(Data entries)
----

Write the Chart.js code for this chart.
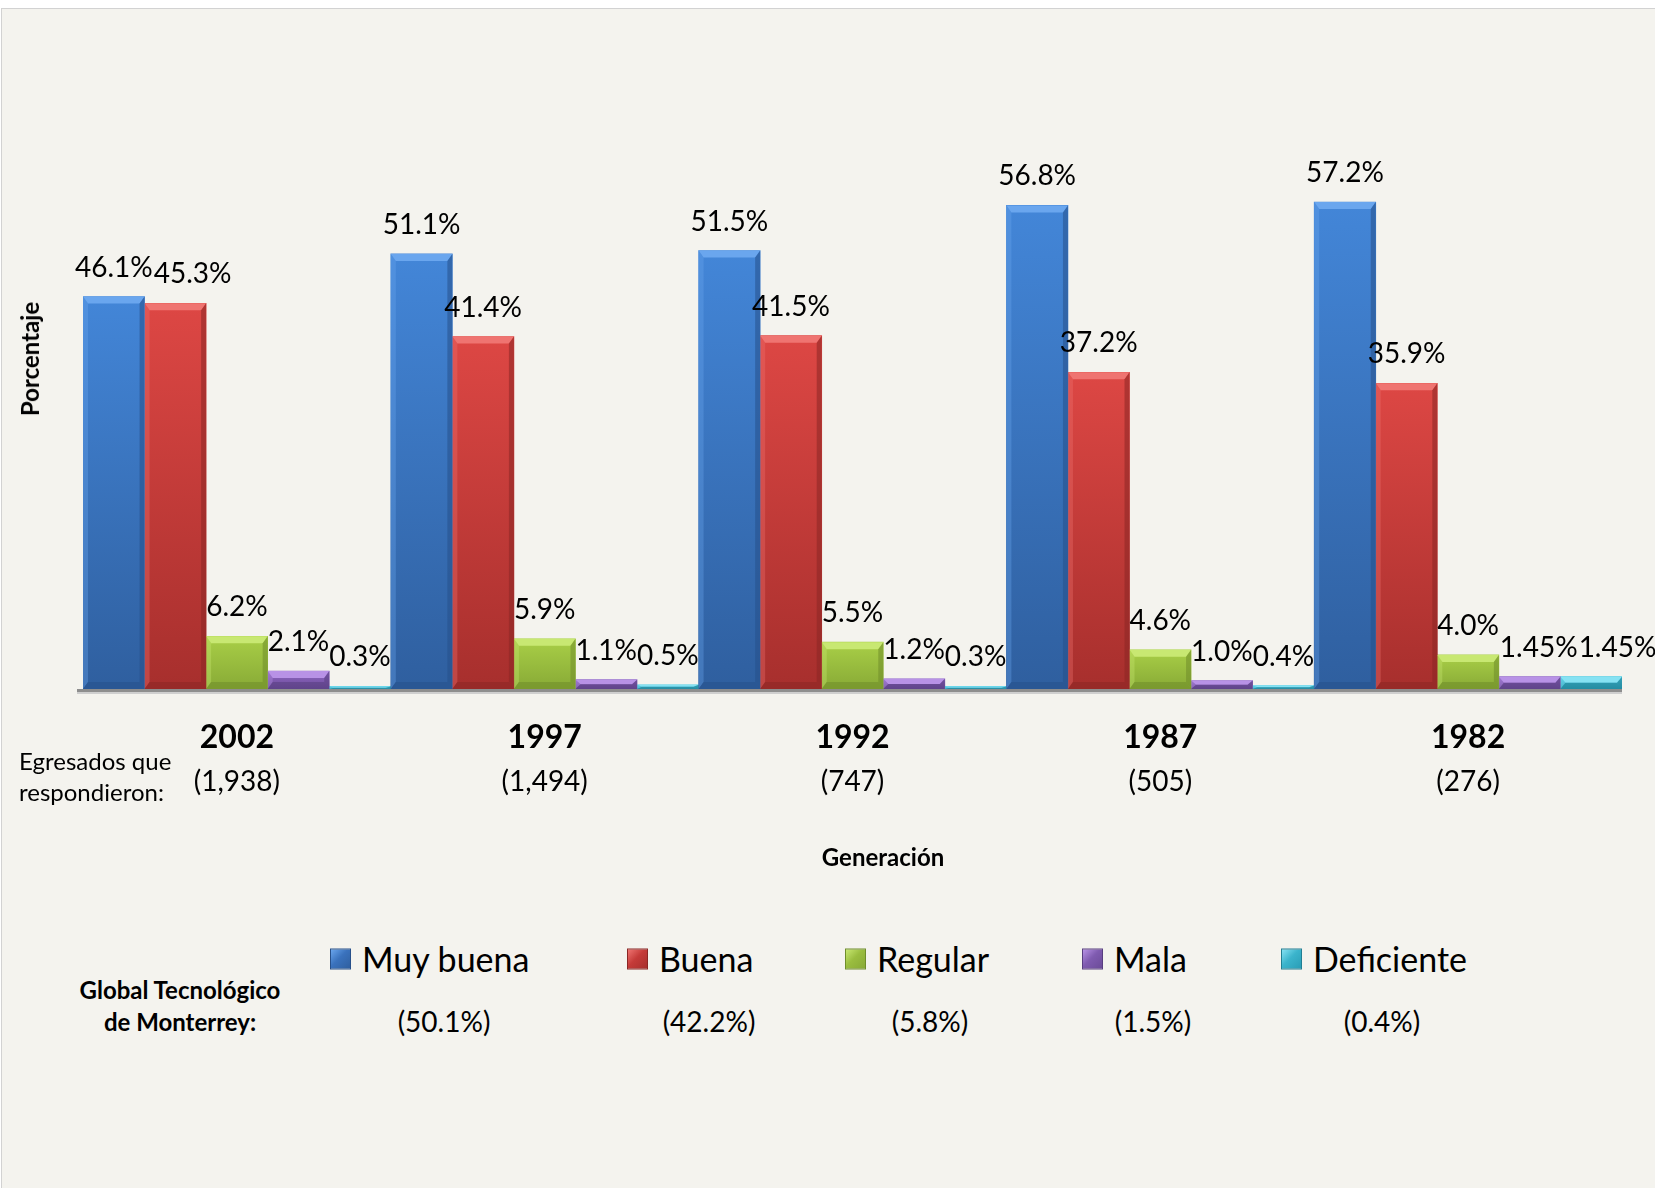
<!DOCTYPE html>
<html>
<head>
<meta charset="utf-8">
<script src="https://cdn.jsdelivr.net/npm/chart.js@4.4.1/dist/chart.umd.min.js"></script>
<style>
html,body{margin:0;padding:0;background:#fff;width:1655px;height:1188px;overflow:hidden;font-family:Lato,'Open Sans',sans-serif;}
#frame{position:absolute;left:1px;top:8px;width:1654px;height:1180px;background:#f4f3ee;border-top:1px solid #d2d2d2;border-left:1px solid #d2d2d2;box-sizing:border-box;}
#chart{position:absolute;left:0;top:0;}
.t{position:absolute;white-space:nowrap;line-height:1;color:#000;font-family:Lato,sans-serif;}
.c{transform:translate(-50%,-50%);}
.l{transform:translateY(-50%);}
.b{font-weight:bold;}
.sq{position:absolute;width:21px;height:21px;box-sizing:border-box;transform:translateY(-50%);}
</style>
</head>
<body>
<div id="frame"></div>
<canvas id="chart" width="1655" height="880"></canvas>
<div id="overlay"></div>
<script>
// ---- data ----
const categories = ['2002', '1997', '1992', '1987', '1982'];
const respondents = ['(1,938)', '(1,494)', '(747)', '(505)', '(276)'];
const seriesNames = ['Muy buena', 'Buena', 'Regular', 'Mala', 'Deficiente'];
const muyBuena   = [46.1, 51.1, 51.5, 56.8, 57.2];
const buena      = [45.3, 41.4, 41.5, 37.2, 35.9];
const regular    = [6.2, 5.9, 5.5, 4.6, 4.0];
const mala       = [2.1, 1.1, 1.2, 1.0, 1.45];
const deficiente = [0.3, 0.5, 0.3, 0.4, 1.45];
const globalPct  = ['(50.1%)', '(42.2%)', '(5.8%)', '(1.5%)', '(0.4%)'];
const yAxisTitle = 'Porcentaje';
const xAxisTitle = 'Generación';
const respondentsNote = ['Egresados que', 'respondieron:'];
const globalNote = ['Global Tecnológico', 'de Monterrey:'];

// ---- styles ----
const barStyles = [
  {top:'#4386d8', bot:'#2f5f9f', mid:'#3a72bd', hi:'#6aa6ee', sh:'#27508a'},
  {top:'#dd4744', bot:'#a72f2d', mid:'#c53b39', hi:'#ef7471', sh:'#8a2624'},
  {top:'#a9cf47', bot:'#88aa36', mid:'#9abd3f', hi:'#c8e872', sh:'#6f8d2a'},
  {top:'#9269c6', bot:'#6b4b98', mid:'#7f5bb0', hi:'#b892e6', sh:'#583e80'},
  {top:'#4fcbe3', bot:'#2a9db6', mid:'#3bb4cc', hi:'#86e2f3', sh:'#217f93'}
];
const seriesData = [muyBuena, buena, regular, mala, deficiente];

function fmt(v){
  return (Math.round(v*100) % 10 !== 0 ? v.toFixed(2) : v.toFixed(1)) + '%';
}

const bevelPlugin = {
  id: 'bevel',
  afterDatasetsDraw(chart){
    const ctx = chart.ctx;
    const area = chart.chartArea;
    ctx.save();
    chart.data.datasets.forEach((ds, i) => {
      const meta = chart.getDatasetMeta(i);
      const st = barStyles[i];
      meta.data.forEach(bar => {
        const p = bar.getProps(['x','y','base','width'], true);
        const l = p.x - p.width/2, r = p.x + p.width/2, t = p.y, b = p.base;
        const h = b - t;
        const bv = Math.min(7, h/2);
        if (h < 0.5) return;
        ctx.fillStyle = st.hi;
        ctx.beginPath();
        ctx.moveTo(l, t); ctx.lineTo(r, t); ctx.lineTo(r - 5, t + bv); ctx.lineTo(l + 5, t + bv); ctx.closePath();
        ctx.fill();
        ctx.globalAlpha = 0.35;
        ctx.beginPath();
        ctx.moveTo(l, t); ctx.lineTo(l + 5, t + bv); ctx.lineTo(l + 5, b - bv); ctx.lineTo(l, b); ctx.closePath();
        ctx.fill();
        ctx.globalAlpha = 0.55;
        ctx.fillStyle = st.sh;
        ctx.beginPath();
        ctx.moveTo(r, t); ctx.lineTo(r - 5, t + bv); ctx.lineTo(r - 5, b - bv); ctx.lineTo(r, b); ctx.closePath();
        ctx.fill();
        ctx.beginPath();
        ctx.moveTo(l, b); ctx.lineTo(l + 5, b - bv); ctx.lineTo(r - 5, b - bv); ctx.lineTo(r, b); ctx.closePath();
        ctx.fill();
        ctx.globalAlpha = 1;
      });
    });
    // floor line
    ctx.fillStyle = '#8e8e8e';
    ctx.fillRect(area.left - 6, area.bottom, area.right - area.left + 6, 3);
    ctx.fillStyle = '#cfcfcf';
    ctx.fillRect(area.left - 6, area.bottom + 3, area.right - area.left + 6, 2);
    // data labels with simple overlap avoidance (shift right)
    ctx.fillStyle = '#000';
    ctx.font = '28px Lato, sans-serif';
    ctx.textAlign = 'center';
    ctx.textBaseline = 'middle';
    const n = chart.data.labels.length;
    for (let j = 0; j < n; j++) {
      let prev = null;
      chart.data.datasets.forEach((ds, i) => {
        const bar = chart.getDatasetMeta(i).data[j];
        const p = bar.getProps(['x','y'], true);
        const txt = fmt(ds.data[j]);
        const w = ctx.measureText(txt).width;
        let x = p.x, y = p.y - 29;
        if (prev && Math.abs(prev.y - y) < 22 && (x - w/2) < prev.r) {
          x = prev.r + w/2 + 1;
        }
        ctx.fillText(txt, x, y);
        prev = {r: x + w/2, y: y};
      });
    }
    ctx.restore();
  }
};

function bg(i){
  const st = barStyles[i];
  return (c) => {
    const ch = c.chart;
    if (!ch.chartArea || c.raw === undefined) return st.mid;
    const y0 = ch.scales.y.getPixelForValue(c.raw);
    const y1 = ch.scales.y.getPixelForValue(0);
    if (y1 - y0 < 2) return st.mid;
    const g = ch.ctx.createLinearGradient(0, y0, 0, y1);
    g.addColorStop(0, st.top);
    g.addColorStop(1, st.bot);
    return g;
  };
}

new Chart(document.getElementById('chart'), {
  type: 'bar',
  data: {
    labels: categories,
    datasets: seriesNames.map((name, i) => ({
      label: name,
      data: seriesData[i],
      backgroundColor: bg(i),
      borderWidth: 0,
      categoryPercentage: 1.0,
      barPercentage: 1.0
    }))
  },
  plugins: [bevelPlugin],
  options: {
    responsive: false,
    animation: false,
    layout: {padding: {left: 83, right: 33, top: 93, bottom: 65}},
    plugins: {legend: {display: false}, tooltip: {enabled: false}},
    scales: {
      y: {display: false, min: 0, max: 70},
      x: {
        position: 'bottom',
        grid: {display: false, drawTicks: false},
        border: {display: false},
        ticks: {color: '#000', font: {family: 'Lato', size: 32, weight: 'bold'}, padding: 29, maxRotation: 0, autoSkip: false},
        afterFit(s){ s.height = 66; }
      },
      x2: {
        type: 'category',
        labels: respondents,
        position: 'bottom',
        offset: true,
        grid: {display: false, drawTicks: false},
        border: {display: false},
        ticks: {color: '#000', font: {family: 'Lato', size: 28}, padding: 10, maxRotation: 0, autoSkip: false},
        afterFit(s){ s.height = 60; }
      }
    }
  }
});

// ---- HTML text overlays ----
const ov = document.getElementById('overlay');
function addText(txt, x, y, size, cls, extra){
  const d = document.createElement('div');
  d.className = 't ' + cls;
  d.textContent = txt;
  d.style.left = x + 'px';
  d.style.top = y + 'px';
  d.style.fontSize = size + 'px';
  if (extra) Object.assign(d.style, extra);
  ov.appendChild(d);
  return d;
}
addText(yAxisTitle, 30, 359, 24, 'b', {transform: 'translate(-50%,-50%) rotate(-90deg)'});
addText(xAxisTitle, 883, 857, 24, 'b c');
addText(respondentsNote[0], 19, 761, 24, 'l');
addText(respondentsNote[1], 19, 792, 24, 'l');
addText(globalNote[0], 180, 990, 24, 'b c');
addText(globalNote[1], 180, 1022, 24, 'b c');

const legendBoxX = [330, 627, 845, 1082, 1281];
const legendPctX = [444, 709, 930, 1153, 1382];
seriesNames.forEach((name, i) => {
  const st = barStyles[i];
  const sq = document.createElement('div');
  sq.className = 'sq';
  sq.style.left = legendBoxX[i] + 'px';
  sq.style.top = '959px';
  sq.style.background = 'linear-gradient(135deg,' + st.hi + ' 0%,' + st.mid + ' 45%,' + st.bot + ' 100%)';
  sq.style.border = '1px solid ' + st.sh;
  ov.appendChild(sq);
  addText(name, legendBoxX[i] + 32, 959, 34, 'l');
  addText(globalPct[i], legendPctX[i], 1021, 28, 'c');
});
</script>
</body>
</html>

----

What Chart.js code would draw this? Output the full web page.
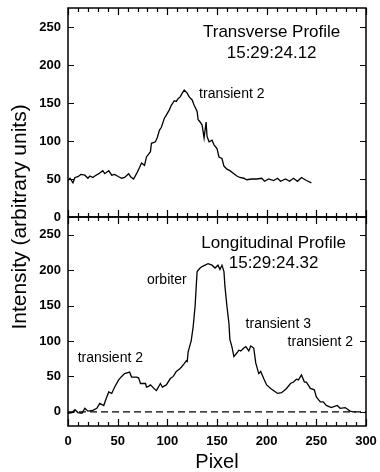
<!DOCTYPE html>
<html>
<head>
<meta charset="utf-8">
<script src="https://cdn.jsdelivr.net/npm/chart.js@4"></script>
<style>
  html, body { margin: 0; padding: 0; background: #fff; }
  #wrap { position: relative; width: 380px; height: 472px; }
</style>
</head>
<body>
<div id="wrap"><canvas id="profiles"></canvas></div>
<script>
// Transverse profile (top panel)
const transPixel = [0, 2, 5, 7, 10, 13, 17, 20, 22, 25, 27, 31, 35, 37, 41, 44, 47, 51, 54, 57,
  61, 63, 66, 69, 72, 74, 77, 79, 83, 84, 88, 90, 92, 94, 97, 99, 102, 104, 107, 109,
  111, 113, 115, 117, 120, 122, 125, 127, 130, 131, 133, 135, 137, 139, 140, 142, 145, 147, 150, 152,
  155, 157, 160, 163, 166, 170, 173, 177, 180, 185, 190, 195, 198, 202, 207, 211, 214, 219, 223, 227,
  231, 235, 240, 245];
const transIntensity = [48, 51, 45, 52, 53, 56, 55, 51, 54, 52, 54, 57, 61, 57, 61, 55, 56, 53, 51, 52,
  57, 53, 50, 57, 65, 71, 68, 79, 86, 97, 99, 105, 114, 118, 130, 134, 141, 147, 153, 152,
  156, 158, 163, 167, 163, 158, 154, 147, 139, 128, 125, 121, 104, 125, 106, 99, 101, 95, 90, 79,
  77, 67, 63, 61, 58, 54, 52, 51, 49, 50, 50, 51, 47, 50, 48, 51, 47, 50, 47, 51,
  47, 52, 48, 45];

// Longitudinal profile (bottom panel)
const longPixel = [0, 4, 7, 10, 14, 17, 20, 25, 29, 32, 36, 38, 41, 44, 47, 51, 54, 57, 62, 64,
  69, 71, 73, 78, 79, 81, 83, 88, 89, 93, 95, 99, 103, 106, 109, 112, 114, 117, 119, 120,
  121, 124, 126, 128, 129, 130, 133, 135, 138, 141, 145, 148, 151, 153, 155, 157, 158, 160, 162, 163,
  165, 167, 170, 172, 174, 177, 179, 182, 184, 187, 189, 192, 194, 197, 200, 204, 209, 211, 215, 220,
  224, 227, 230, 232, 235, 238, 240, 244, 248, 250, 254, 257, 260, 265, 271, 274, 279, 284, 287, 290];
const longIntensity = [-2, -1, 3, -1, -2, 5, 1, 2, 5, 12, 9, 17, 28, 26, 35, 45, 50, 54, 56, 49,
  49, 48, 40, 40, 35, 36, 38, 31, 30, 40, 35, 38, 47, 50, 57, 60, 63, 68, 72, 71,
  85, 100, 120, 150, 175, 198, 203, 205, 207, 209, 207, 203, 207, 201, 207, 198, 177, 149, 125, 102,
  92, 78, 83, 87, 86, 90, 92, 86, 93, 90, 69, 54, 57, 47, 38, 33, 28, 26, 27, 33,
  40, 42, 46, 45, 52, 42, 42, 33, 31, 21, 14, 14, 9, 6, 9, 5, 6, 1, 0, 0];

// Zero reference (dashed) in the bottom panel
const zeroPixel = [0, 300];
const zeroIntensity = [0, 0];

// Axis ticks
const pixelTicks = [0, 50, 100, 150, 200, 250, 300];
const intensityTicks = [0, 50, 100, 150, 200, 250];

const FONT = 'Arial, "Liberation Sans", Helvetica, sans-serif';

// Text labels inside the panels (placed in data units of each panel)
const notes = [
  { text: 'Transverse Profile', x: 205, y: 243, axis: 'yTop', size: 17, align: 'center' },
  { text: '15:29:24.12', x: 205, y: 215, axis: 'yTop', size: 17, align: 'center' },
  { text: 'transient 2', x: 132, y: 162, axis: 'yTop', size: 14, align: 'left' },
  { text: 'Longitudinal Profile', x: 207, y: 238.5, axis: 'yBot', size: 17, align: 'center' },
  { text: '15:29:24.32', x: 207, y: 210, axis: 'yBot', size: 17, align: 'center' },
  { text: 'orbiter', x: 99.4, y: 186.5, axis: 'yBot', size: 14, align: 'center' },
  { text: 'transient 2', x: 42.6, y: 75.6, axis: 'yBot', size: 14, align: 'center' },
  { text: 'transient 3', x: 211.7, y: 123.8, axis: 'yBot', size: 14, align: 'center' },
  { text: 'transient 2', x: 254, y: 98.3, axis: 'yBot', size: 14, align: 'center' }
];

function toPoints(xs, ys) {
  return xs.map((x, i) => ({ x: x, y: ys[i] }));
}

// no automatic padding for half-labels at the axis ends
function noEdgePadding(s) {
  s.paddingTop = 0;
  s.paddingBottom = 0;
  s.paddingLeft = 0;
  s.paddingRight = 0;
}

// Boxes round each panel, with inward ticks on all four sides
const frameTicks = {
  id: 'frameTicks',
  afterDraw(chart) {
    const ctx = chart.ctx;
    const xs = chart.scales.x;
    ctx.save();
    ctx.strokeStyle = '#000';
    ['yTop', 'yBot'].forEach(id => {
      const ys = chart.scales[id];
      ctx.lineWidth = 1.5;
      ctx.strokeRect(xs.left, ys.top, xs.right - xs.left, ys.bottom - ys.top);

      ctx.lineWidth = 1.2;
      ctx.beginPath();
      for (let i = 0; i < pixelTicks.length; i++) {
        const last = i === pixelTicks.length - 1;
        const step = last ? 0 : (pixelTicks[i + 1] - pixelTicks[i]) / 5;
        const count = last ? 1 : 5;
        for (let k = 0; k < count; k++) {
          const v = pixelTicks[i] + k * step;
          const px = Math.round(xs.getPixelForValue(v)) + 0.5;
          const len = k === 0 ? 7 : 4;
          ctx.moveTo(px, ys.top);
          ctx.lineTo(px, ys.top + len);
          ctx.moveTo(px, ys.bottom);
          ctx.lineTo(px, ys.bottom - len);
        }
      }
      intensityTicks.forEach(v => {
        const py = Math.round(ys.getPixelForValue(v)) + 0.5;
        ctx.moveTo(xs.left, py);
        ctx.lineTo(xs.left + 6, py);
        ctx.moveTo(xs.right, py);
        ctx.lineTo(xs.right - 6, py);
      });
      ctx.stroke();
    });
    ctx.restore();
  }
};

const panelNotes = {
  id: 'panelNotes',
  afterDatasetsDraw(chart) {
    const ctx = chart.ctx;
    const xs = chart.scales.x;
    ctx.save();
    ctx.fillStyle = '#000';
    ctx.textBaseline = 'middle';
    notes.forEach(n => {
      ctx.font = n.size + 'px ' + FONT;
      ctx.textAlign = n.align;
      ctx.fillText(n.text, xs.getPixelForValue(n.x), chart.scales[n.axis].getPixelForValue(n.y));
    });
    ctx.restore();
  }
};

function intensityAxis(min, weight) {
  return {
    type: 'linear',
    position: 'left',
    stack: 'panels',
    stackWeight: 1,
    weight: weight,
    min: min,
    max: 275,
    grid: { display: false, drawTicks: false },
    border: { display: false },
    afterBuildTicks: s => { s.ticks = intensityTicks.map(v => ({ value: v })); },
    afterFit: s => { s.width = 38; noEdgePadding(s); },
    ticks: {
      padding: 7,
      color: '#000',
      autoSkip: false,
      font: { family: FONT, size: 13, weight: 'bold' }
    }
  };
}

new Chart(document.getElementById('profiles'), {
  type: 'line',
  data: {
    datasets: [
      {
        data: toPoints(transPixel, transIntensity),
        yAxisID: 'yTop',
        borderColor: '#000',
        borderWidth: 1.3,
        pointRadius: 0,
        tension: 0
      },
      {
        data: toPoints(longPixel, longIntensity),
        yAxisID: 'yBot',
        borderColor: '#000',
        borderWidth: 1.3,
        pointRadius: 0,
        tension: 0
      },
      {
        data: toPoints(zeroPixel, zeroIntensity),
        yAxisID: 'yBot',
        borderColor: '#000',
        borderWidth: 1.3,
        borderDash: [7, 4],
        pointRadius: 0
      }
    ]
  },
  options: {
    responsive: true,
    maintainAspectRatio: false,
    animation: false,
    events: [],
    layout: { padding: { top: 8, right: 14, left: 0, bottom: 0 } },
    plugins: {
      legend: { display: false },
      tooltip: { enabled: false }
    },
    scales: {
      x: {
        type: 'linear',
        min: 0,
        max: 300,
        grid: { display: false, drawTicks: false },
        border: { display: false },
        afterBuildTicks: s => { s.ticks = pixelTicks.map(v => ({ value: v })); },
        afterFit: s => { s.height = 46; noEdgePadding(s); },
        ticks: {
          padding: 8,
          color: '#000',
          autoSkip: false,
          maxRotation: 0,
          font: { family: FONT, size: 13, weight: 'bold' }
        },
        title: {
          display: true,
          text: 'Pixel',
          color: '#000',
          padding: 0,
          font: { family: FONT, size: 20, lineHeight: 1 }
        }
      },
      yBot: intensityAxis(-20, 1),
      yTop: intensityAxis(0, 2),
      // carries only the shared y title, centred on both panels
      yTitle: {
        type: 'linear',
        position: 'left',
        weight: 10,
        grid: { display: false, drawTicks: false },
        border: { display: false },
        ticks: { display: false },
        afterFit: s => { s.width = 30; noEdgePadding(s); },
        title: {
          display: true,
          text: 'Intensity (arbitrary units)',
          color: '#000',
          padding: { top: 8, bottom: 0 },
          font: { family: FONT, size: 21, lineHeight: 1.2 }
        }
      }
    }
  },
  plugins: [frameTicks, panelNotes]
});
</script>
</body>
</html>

----

(EXERCISE GOAL) Lines that include the word "this" — how many are there in the data? Answer with the number alone.

(RESPONSE) 2